37Donc, selon Pirandello, pour avoir l’air professionnel, le jettatore doit : arborer une barbe en broussaille ; enfourcher d’énormes lunettes en os (suivant le prototype de Valletta) ; porter un costume lustré, gris souris et déformé ; se promener avec une canne.

38Bref, il doit ressembler au Strix flammea, vulgairement dit “chouette”, un oiseau de nuit. Mais à part l’oiseau de mauvais augure, l’uniforme de Chiàrcaro évoque une personne qui est le contraire de la mondanité, de l’élégance, de la légèreté frivole : ce pourrait être un philosophe, vu que les philosophes tendent à porter les vêtements trop larges pour ne pas “les sentir sur eux”, et ils ne doivent pas y penser, donc ne pas penser à leur enveloppe mortelle. Le masque du jettatore annule le corps et la chair. Il évoque le sérieux d’une personne comme il faut et de bonnes mœurs. Le costume lustré connote son appartenance à la petite ou moyenne bourgeoisie – il est difficile qu’un homme du petit peuple, de l’underworld, puisse être un jettatore. Est potentiellement reconnaissable en tant que jettatore celui qui a un aspect austère et digne.

39Mais plus généralement, le jettatore est, en fin de compte, la combinaison de deux menaces : (1) la sévérité et la mélancolie ; (2) l’intelligence critique, qui gâche la fête aux joyeuses illusions du wishful thinking – le fait de prendre ses désirs pour des réalités.

40Un illustre jettatore de l’époque fasciste fut le comte Galeazzo Ciano, même si sa fin tragique devrait l’absoudre définitivement : il fut arrêté par les nazis et fusillé à Vérone en 1944 en tant que traître au Duce, son beau-père (le vrai jettatore, en effet, souffre de sa réputation, mais ne souffre pas lui-même de mésaventures particulières). En 1941, un membre de la Chambre des faisceaux et des corporations avait été arrêté et envoyé en exil intérieur parce que, devant des personnes qui avaient nommé le ministre des Affaires étrangères d’alors, Ciano, il s’était préservé en procédant, selon l’acte d’accusation, à des “actions pour conjurer le sort”. Il est probable que Ciano était en odeur de jettatura à l’époque, car, dans le cercle des médiocres lèche-bottes de Mussolini, il dominait par son intelligence et son anticonformisme.
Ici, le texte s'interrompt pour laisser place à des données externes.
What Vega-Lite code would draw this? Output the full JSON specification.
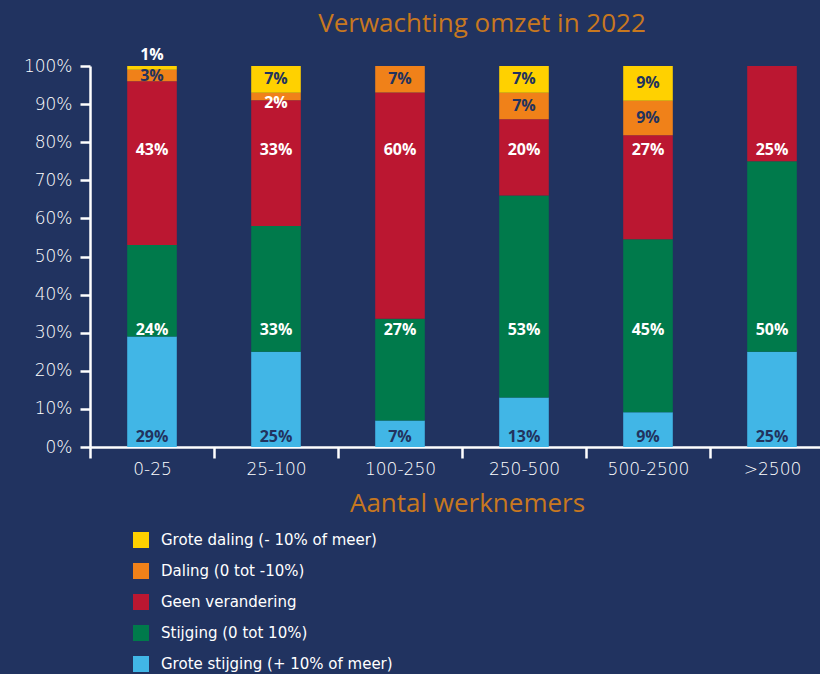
{
  "$schema": "https://vega.github.io/schema/vega-lite/v6.json",
  "autosize": {"type": "none"},
  "width": 730,
  "height": 381,
  "padding": {"left": 90, "top": 66, "right": 0, "bottom": 227},
  "background": "#213360",
  "title": {"text": "Verwachting omzet in 2022", "color": "#c8781f", "fontSize": 26, "font": "Open Sans", "fontWeight": "normal", "anchor": "middle", "dx": 27, "offset": 10},
  "data": {"values": [
    {"cat": "0-25", "series": "Grote stijging (+ 10% of meer)", "value": 0.29},
    {"cat": "0-25", "series": "Stijging (0 tot 10%)", "value": 0.24},
    {"cat": "0-25", "series": "Geen verandering", "value": 0.43},
    {"cat": "0-25", "series": "Daling (0 tot -10%)", "value": 0.03},
    {"cat": "0-25", "series": "Grote daling (- 10% of meer)", "value": 0.01},
    {"cat": "25-100", "series": "Grote stijging (+ 10% of meer)", "value": 0.25},
    {"cat": "25-100", "series": "Stijging (0 tot 10%)", "value": 0.33},
    {"cat": "25-100", "series": "Geen verandering", "value": 0.33},
    {"cat": "25-100", "series": "Daling (0 tot -10%)", "value": 0.02},
    {"cat": "25-100", "series": "Grote daling (- 10% of meer)", "value": 0.07},
    {"cat": "100-250", "series": "Grote stijging (+ 10% of meer)", "value": 0.07},
    {"cat": "100-250", "series": "Stijging (0 tot 10%)", "value": 0.27},
    {"cat": "100-250", "series": "Geen verandering", "value": 0.60},
    {"cat": "100-250", "series": "Daling (0 tot -10%)", "value": 0.07},
    {"cat": "250-500", "series": "Grote stijging (+ 10% of meer)", "value": 0.13},
    {"cat": "250-500", "series": "Stijging (0 tot 10%)", "value": 0.53},
    {"cat": "250-500", "series": "Geen verandering", "value": 0.20},
    {"cat": "250-500", "series": "Daling (0 tot -10%)", "value": 0.07},
    {"cat": "250-500", "series": "Grote daling (- 10% of meer)", "value": 0.07},
    {"cat": "500-2500", "series": "Grote stijging (+ 10% of meer)", "value": 0.09},
    {"cat": "500-2500", "series": "Stijging (0 tot 10%)", "value": 0.45},
    {"cat": "500-2500", "series": "Geen verandering", "value": 0.27},
    {"cat": "500-2500", "series": "Daling (0 tot -10%)", "value": 0.09},
    {"cat": "500-2500", "series": "Grote daling (- 10% of meer)", "value": 0.09},
    {"cat": ">2500", "series": "Grote stijging (+ 10% of meer)", "value": 0.25},
    {"cat": ">2500", "series": "Stijging (0 tot 10%)", "value": 0.50},
    {"cat": ">2500", "series": "Geen verandering", "value": 0.25}
  ]},
  "transform": [
    {"calculate": "indexof(['Grote daling (- 10% of meer)','Daling (0 tot -10%)','Geen verandering','Stijging (0 tot 10%)','Grote stijging (+ 10% of meer)'], datum.series)", "as": "k"}
  ],
  "encoding": {
    "x": {
      "field": "cat", "type": "nominal",
      "sort": ["0-25", "25-100", "100-250", "250-500", "500-2500", ">2500"],
      "scale": {"range": [0, 744], "paddingInner": 0, "paddingOuter": 0},
      "axis": {
        "title": "Aantal werknemers", "titleColor": "#c8781f", "titleFont": "Open Sans", "titleFontSize": 26, "titleFontWeight": "normal", "titlePadding": 13, "titleX": 377,
        "labelColor": "#ffffff", "labelFont": "DejaVu Sans", "labelFontWeight": 300, "labelFontSize": 17, "labelAngle": 0, "labelPadding": 3,
        "domainColor": "#ffffff", "domainWidth": 2.5, "tickColor": "#ffffff", "tickWidth": 2.5, "tickSize": 11, "tickBand": "extent", "grid": false
      }
    },
    "order": {"field": "k", "type": "quantitative", "sort": "descending"}
  },
  "layer": [
    {
      "mark": {"type": "bar", "width": {"band": 0.4}},
      "encoding": {
        "y": {
          "field": "value", "type": "quantitative", "stack": "normalize",
          "scale": {"domain": [0, 1], "nice": false},
          "axis": {"title": null, "format": ".0%", "values": [0, 0.1, 0.2, 0.3, 0.4, 0.5, 0.6, 0.7, 0.8, 0.9, 1]}
        },
        "color": {
          "field": "series", "type": "nominal",
          "scale": {
            "domain": ["Grote daling (- 10% of meer)", "Daling (0 tot -10%)", "Geen verandering", "Stijging (0 tot 10%)", "Grote stijging (+ 10% of meer)"],
            "range": ["#ffd100", "#f08119", "#bb1731", "#007a4b", "#41b6e6"]
          },
          "legend": {
            "title": null, "orient": "none", "legendX": 43, "legendY": 466, "direction": "vertical",
            "symbolType": "square", "symbolSize": 256, "symbolStrokeWidth": 0, "symbolOpacity": 1,
            "labelColor": "#ffffff", "labelFont": "DejaVu Sans", "labelFontSize": 15, "labelOffset": 12, "rowPadding": 15, "padding": 0, "labelLimit": 400
          }
        }
      }
    },
    {
      "mark": {"type": "text", "font": "Open Sans", "fontWeight": "bold", "fontSize": 16, "color": "#22335e", "baseline": "middle"},
      "encoding": {
        "y": {"field": "value", "type": "quantitative", "stack": "normalize", "bandPosition": 0.5, "axis": {"title": null, "format": ".0%", "values": [0, 0.1, 0.2, 0.3, 0.4, 0.5, 0.6, 0.7, 0.8, 0.9, 1]}},
        "text": {"condition": {"test": "(datum.k === 0 || datum.k === 1) && datum.value >= 0.025", "field": "value", "format": ".0%"}, "value": ""}
      }
    },
    {
      "mark": {"type": "text", "font": "Open Sans", "fontWeight": "bold", "fontSize": 16, "color": "#ffffff", "baseline": "middle", "dy": -11},
      "encoding": {
        "y": {"field": "value", "type": "quantitative", "stack": "normalize", "axis": {"title": null, "format": ".0%", "values": [0, 0.1, 0.2, 0.3, 0.4, 0.5, 0.6, 0.7, 0.8, 0.9, 1]}},
        "text": {"condition": {"test": "datum.k === 0 && datum.value < 0.025", "field": "value", "format": ".0%"}, "value": ""}
      }
    },
    {
      "mark": {"type": "text", "font": "Open Sans", "fontWeight": "bold", "fontSize": 16, "color": "#ffffff", "baseline": "middle", "dy": 3},
      "encoding": {
        "y": {"field": "value", "type": "quantitative", "stack": "normalize", "bandPosition": 0, "axis": {"title": null, "format": ".0%", "values": [0, 0.1, 0.2, 0.3, 0.4, 0.5, 0.6, 0.7, 0.8, 0.9, 1]}},
        "text": {"condition": {"test": "datum.k === 1 && datum.value < 0.025", "field": "value", "format": ".0%"}, "value": ""}
      }
    },
    {
      "transform": [{"filter": "datum.k === 4"}],
      "mark": {"type": "text", "font": "Open Sans", "fontWeight": "bold", "fontSize": 16, "color": "#22335e", "baseline": "middle"},
      "encoding": {
        "y": {"datum": 0.026, "type": "quantitative", "axis": {"title": null, "format": ".0%", "values": [0, 0.1, 0.2, 0.3, 0.4, 0.5, 0.6, 0.7, 0.8, 0.9, 1]}},
        "text": {"field": "value", "format": ".0%"}
      }
    },
    {
      "transform": [{"filter": "datum.k === 3"}],
      "mark": {"type": "text", "font": "Open Sans", "fontWeight": "bold", "fontSize": 16, "color": "#ffffff", "baseline": "middle"},
      "encoding": {
        "y": {"datum": 0.307, "type": "quantitative", "axis": {"title": null, "format": ".0%", "values": [0, 0.1, 0.2, 0.3, 0.4, 0.5, 0.6, 0.7, 0.8, 0.9, 1]}},
        "text": {"field": "value", "format": ".0%"}
      }
    },
    {
      "transform": [{"filter": "datum.k === 2"}],
      "mark": {"type": "text", "font": "Open Sans", "fontWeight": "bold", "fontSize": 16, "color": "#ffffff", "baseline": "middle"},
      "encoding": {
        "y": {"datum": 0.78, "type": "quantitative", "axis": {"title": null, "format": ".0%", "values": [0, 0.1, 0.2, 0.3, 0.4, 0.5, 0.6, 0.7, 0.8, 0.9, 1]}},
        "text": {"field": "value", "format": ".0%"}
      }
    }
  ],
  "config": {
    "view": {"stroke": null},
    "axisY": {
      "labelOverlap": false, "labelColor": "#ffffff", "labelFont": "DejaVu Sans", "labelFontWeight": 300, "labelFontSize": 17, "labelPadding": 8,
      "domainColor": "#ffffff", "domainWidth": 2.5, "tickColor": "#ffffff", "tickWidth": 2.5, "tickSize": 10, "grid": false
    }
  }
}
Par exemple, il avait compris dès le début que combattre au côté des Allemands signifiait être du mauvais côté.

41Bref, le jettatore est l’instance morose de la raison éclairée qui détruit les fables et les croyances du monde magique. “Raison et intelligence tuent la naïve et heureuse euphorie de la crédulité” : c’est la philosophie de fond de cette croyance. A Naples, l’incrédulité qui désenchante a produit un nouvel enchantement : il faut fuir cette incrédulité désenchantée. La force et l’autorité de la raison sont alors relativisées et désamorcées dans la croyance irrationnelle aux méfaits magiques de la rationalité. N’est-ce pas là le revers de ce qu’Horkheimer et Adorno appelaient “dialectique des Lumières” ?

Bibliographie

Bibliographie de Sergio Benvenuto

  • – Avec A. Molino, Off the Couch, FAB, 2007.
  • Perversioni. Sessualità, etica, psicoanalisi, Bollati Boringhieri, 2005.
  • – “Les perversions : une impasse éthique”, Cliniques méditerranéennes, n° 70, 2004, p. 67-90.
  • Un cannibale alla nostra mensa, Dedalo, 2000.
  • Dicerie e pettegolezzi, Il Mulino, 2000.
  • La strategia freudiana. Le storie freudiane della sessualità rilette attraverso Wittgenstein e Lacan, Liguori, 1984.

Notes

  • [1]
    F. T. Elworthy, The Evil Eye, Londres, J. Murray, 1895. Le terme vient du napolitain jettare, qui signifie jeter. Cf. aussi Alfonso Di Nola, Lo specchio e l’olio. Le superstizioni degli italiani, Laterza, 2000. (Note de l’auteur.)
  • [2]
    S. Nigro, “Jettatori di chiara fama”, Il Sole 24 Ore, 23 mars 1997. (NDA.)
  • [3]
    Equivalent italien des Lumières. (NDT.)
  • [4]
    Alexandre Dumas, Le Corricolo, p. 160, Desjonquères, 2006. (NDT.)